I'm not quite sure how to apply it to this conversation, but I was thinking about weight classes in the combat sports and whether they'd be of any use in other individual sports, or even in team sports. We do separate children by age, and there are leagues for people over a certain age. In combat sports, we separate athletes by size, because size is such an advantage and we want the smaller athletes to be able to compete. We use weight, or mass, rather than height. I'm not sure there's a reason not to use height, especially in a sport where height might matter. Would it make any sense to group swimmers by height, for example?

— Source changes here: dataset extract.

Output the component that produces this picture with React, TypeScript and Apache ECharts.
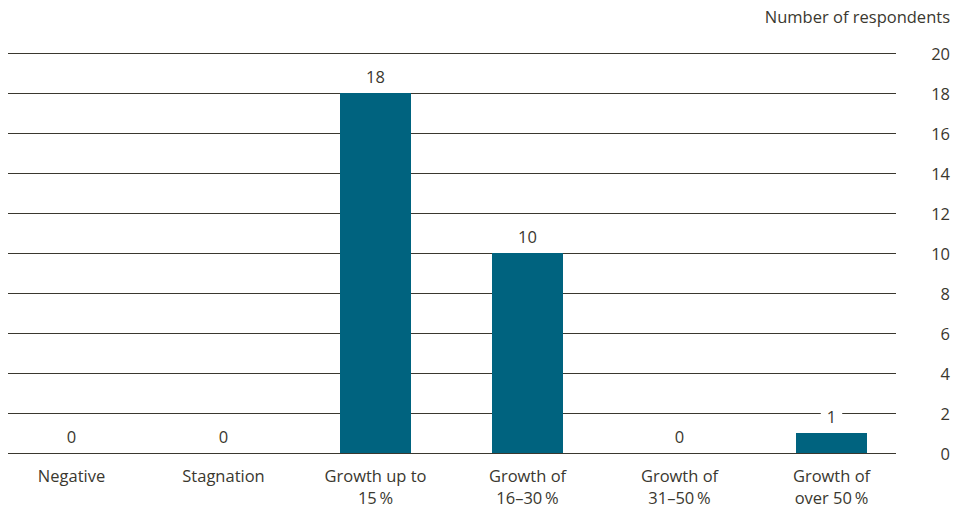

I'm also thinking of the high school girls (I think there were two) who won state wrestling championships in the last few years, competing against boys. iirc, the girls were allowed to compete with the boys because there wasn't an organized girls' competition. In wrestling, your weight class is important, because size is a natural advantage that we choose to account for artificially in order to allow smaller people to compete*. So these two girls were allowed to compete with boys and they won. I don't know how many girls overall were competing against the boys, but it couldn't have been many, because if there had been a lot they would have just created a girls bracket. So it's hard to say that these two happen to be among a tiny minority of high school girls who'd be capable of competing against boys. Even moreso, these two made the news because they didn't just compete against the boys, they won their state championships. So maybe there are lots of girls who'd be capable of competing with boys; we can't really know because we haven't really let them try.
I dunno, just thinking out loud.
* Although in some sports, like jiu-jitsu, open-weight competitions still exist, and the smaller athletes do sometimes win. I'm thinking of 5'4" Mackenzie Dern vs. 6'2" Gabrielle Garcia. Of course this instance of an athlete with such a dramatic size disadvantage winning sticks in the mind precisely because it's so unusual, but like I say, open-weight events do still exist, and not just as exhibitions.